200 Copies. A bridge between generations of ambient exploration, this split release unites two artists connected through mood, texture, and introspection: Enno Velthuys, the late Dutch composer and visual artist whose melancholic ambient works defined a quiet corner of the 1980s cassette underground, and Paul Riedl, best known as the creative force behind visionary metal band Blood Incantation, who here reveals a parallel world of deep ambient sound. Together, these recordings form a contemplative journey across aesthetics—a meeting of two artists who, though separated by time, share a commitment to sound as emotional architecture.
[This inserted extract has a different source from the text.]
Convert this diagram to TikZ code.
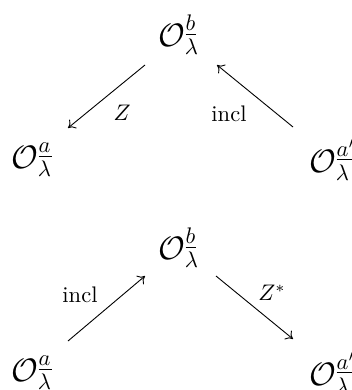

Velthuys's contributions are drawn from the EXART vaults and carefully selected by Hessel Veldman to serve as an appetizer for an upcoming LP of more unreleased material on Stroom Records. Between 1983 and 1987, Velthuys released four cassettes that crafted a deeply personal sound—minimal, dreamlike and steeped in solitude—that would later come to be recognized as a cornerstone of European ambient music. The pieces presented here continue that fragile lineage: meditative, intimate and quietly transcendent. His work moves slowly, like fog across water, guided by intuition rather than structure, emotion rather than ego.
In contrast yet in harmony, Riedl's side of the album offers archival recordings that extend his lifelong fascination with cosmic sound and inner space. While known for his work in Blood Incantation and related projects exploring the outer reaches of metal, Riedl has long been devoted to ambient and experimental composition—a practice running parallel to his more public persona. His selections for this release, curated to complement Velthuys's music, trace a dialogue between decades and sensibilities, blending analog warmth and deep atmospherics with a sense of timeless drift. Where Velthuys whispers, Riedl hums; where one dissolves, the other expands. The pairing is unexpected yet intuitive. Both artists approach ambient not as background music but as a portal—into memory, solitude, vastness. Both favor restraint over spectacle, allowing silence and space to shape the listener's experience. And both understand that the most affecting music often arrives without announcement, unfolding in slow motion like a thought becoming a feeling.
The CD comes in a 6-panel wallet and is limited to 200 copies. An LP edition is slated for release soon, extending the conversation further. This is ambient music that asks for attention without demanding it—music for late nights, long journeys, and the spaces in between.